I believe that many mental health problems are actually demonic problems. Often it’s both that and trauma and life choices combining to leave a person in a very dark place.

Chances are, if you live in a country in Africa or Asia, you may actually already believe in this stuff, I’m aware it’s common knowledge in a lot of the world. If you live in the West…it’s not really as rare as people think.

I’ve read so many stories, and met people who’ve had experiences with that kind of thing. Actual skeptics are rare. In my college, secular college, English class, when my teacher brought up ghosts, not many people didn’t believe in them. I don’t remember any, off the top of my head.

So, I realize you actually may not disbelieve me, and I’m going to write accordingly. If you do think I’m crazy…well, I don’t really care, actually.

That said, people who know this is for real often are scared to death of it. OR prefer not to think of it. The attitude with demons and curses and spirits is that they are beyond our control, and so we had better just hope not to run into them.

The idea in pretty much all horror movies is that monsters or psychos cannot be stopped by people, so you have to hope you’re not the main victim in the story. I hate those movies for that very reason.

It’s not true, actually.

What people arguably find harder to believe than the existence of demons is Christian’s way of handling the matter. Because it’s quite simple. We take authority over it.

That demons cannot be fought against or stopped is the biggest lie about them, and the one they love to perpetuate…I’ve heard them do so.

(I don’t converse with demons by the way, I’ve seen people attacked by them.)

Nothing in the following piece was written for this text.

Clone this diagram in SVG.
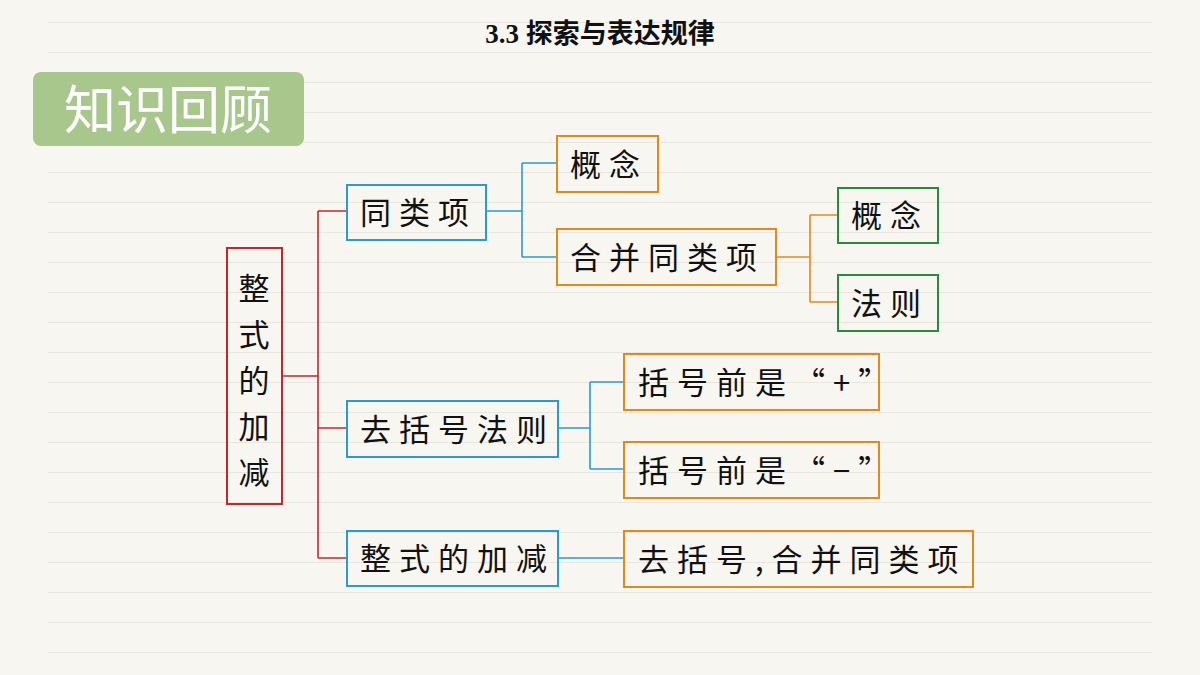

I am not claiming to be an expert on this subject, all this is what you’ll find int he Bible alone, without theology.

The way it works is if you truly know God, he puts His Spirit into you, the Holy Spirit. The Holy Spirit does not control you, it’s not possession, it’s more like the bond between a husband and wife. Being one and yet still two separate people.

The Holy Spirit is what makes us children of God. It is what brings our own spirit back to life after being dead in sin. It is also our defense against the evil one.

The solution to evil is always to overcome it with good. Overcoming demons is the natural outcome of carrying the Spirit of God, not the goal of it.

Demons seem scary until you’ve met God, and then…they seem small and pathetic.

Actually, the Bible says that at the end of time when the Devil himself is revealed, the kings of the earth will look narrowly upon him and be amazed that such a small thing made the world tremble.

Jesus also commissioned His followers to cast out demons. He spent about 1/3 of his Ministry doing that and healing, if I remember correctly.

Also, the Bible warns us that nonbelievers should never try to cast out demons. There is a story in Acts about it happening, and the demons tore their clothes off and chased them out. Saying “Jesus I know, and Paul (a christian) I know, but who are you?”

Spiritual authority is about identity. Those who belong to God have Christ’s authority, those who do not don’t.

Now, it maybe someone who’s dabbled in this subject will be thinking “What about witches? What about people who claim to do this who are not Christians? What about physics?”

The answer: They’re fake.

the power isn’t, but I read a story in “The Cross and the Switchblade” about a dabbler like that trying to rid someone of a demon, it failed.

Some of these people know Christians are a threat, by the way. My church had a witch show up to curse it for several weeks, nothing happened, I think she eventually got saved actually.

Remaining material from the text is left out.